This morning when I pulled the Ten of Swords, the image of me screaming in the shower after seeing a new meeting scheduled at 6PM came into my mind. I was furious especially since the invite came only minutes before the scheduled meeting time. December has been a trying time work-wise. I have been working overtime almost every day. I am exhausted by the end of each week.
In short, I am in the middle of a major burn-out, meetings fatigues and in severe need of time off.
So, The Ten of Swords appearance wasn’t a surprise, even though it’s not even the end of week yet. I am sure it’s the depleted vibe I have been carrying around with my mind all scrambled.
Ten of Swords proclaims that enough is enough. And to know when to tell that to someone, anyone, including myself.

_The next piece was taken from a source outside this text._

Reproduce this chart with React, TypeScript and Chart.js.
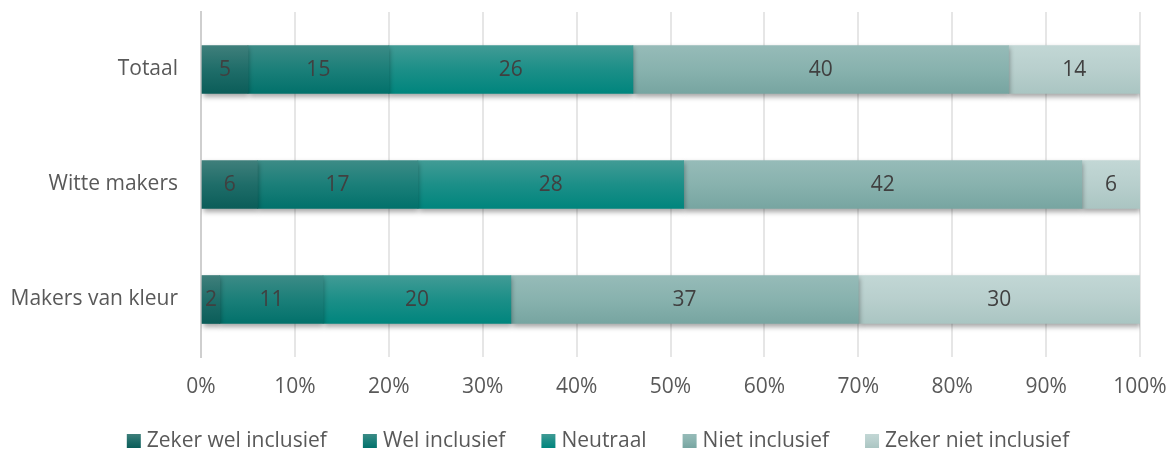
import React, { useEffect, useRef } from "react";
import { Chart, registerables } from "chart.js";

Chart.register(...registerables);

const categories = ["Totaal", "Witte makers", "Makers van kleur"];
const seriesNames = ["Zeker wel inclusief", "Wel inclusief", "Neutraal", "Niet inclusief", "Zeker niet inclusief"];
const zekerWel = [5, 6, 2];
const wel = [15, 17.1, 11];
const neutraal = [26, 28.3, 20];
const niet = [40, 42.4, 37];
const zekerNiet = [14, 6.2, 30];
const xTicks = [0, 10, 20, 30, 40, 50, 60, 70, 80, 90, 100];

const topColors = ["#3f7f7b", "#3c8b86", "#419b95", "#96bbb8", "#c2d7d5"];
const midColors = ["#1f6d69", "#1b7f79", "#1c8f88", "#88b2ae", "#b8cfcd"];
const bottomColors = ["#0b5d59", "#02716b", "#00857d", "#77a5a1", "#aac5c2"];

const FONT = "'Open Sans'";
const FS = 21;
const BAR_T = 48;

export default function App() {
  const ref = useRef<HTMLCanvasElement | null>(null);

  useEffect(() => {
    document.body.style.margin = "0";
    const canvas = ref.current;
    if (!canvas) return;
    const allSeries = [zekerWel, wel, neutraal, niet, zekerNiet];

    const makeBg = (i: number) => (ctx: any) => {
      const chart = ctx.chart;
      if (ctx.type !== "data" || !chart.scales || !chart.scales.y) return midColors[i];
      const y = chart.scales.y.getPixelForValue(ctx.dataIndex);
      if (!isFinite(y)) return midColors[i];
      const g = chart.ctx.createLinearGradient(0, y - BAR_T / 2, 0, y + BAR_T / 2);
      g.addColorStop(0, topColors[i]);
      g.addColorStop(0.5, midColors[i]);
      g.addColorStop(1, bottomColors[i]);
      return g;
    };

    const shadowPlugin = {
      id: "shadow",
      beforeDatasetsDraw(chart: any) {
        const c = chart.ctx;
        c.save();
        c.shadowColor = "rgba(0,0,0,0.35)";
        c.shadowBlur = 5;
        c.shadowOffsetX = 1;
        c.shadowOffsetY = 3;
      },
      afterDatasetsDraw(chart: any) {
        const c = chart.ctx;
        c.restore();
        c.save();
        c.font = `${FS}px ${FONT}`;
        c.fillStyle = "#404040";
        c.textAlign = "center";
        c.textBaseline = "middle";
        chart.data.datasets.forEach((ds: any, di: number) => {
          const meta = chart.getDatasetMeta(di);
          meta.data.forEach((el: any, idx: number) => {
            const v = ds.data[idx];
            const cx = (el.x + el.base) / 2;
            c.fillText(String(Math.round(v)), cx, el.y + 1);
          });
        });
        c.restore();
      },
    };

    const legendPlugin = {
      id: "customLegend",
      afterDraw(chart: any) {
        const c = chart.ctx;
        c.save();
        c.font = `${FS}px ${FONT}`;
        const box = 14;
        const gapText = 6;
        const gapItem = 36;
        const widths = seriesNames.map((n) => c.measureText(n).width);
        const total = widths.reduce((a, w) => a + box + gapText + w, 0) + gapItem * (seriesNames.length - 1);
        let x = 598 - total / 2;
        const cy = 441;
        seriesNames.forEach((n, i) => {
          const g = c.createLinearGradient(0, cy - box / 2, 0, cy + box / 2);
          g.addColorStop(0, topColors[i]);
          g.addColorStop(0.5, midColors[i]);
          g.addColorStop(1, bottomColors[i]);
          c.fillStyle = g;
          c.fillRect(x, cy - box / 2, box, box);
          x += box + gapText;
          c.fillStyle = "#595959";
          c.textAlign = "left";
          c.textBaseline = "middle";
          c.fillText(n, x, cy);
          x += widths[i] + gapItem;
        });
        c.restore();
      },
    };

    const chart = new Chart(canvas, {
      type: "bar",
      data: {
        labels: categories,
        datasets: allSeries.map((d, i) => ({
          label: seriesNames[i],
          data: d,
          backgroundColor: makeBg(i),
          borderWidth: 0,
          barThickness: BAR_T,
        })),
      },
      options: {
        indexAxis: "y",
        responsive: false,
        animation: false,
        layout: { padding: { left: 0, right: 29, top: 12, bottom: 0 } },
        plugins: {
          legend: { display: false },
          tooltip: { enabled: false },
        },
        scales: {
          x: {
            stacked: true,
            min: 0,
            max: 100,
            afterBuildTicks: (scale: any) => {
              scale.ticks = xTicks.map((v) => ({ value: v }));
            },
            afterFit: (scale: any) => {
              scale.height = 93;
              scale.paddingLeft = 0;
              scale.paddingRight = 0;
              scale.paddingTop = 0;
              scale.paddingBottom = 0;
            },
            ticks: {
              callback: (v: any) => `${v}%`,
              color: "#595959",
              font: { family: FONT, size: FS },
              padding: 17,
              maxRotation: 0,
              autoSkip: false,
            },
            grid: { color: "#e6e6e6", lineWidth: 2, drawTicks: false },
            border: { display: false },
          },
          y: {
            stacked: true,
            afterFit: (scale: any) => {
              scale.width = 201;
              scale.paddingLeft = 0;
              scale.paddingRight = 0;
              scale.paddingTop = 0;
              scale.paddingBottom = 0;
            },
            ticks: {
              color: "#595959",
              font: { family: FONT, size: FS },
              padding: 23,
            },
            grid: { display: false, drawTicks: false },
            border: { display: true, color: "#cfcfcf", width: 2 },
          },
        },
      },
      plugins: [shadowPlugin, legendPlugin],
    } as any);

    return () => chart.destroy();
  }, []);

  return (
    <div style={{ width: 1169, height: 450 }}>
      <canvas ref={ref} width={1169} height={450} />
    </div>
  );
}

I took today’s message from the Ten of Swords as to remove the “swords” that are stabbing the tree trunk (of my mind, of my spirit and of life in general), as depicted in The Spacious Tarot deck. To remove my worries and pressure I put myself through. Even if it’s not all together at once, at least one by one.
For a split second I thought the card was suggesting for me to get an acupuncture therapy to release some stress. Maybe I should consider it. Either way, it’s not going to happen today as I can’t wait to crash on the bed.
Keywords: The end. Exhausted. Surrender. Betrayal. Self-sabotage. Intolerable.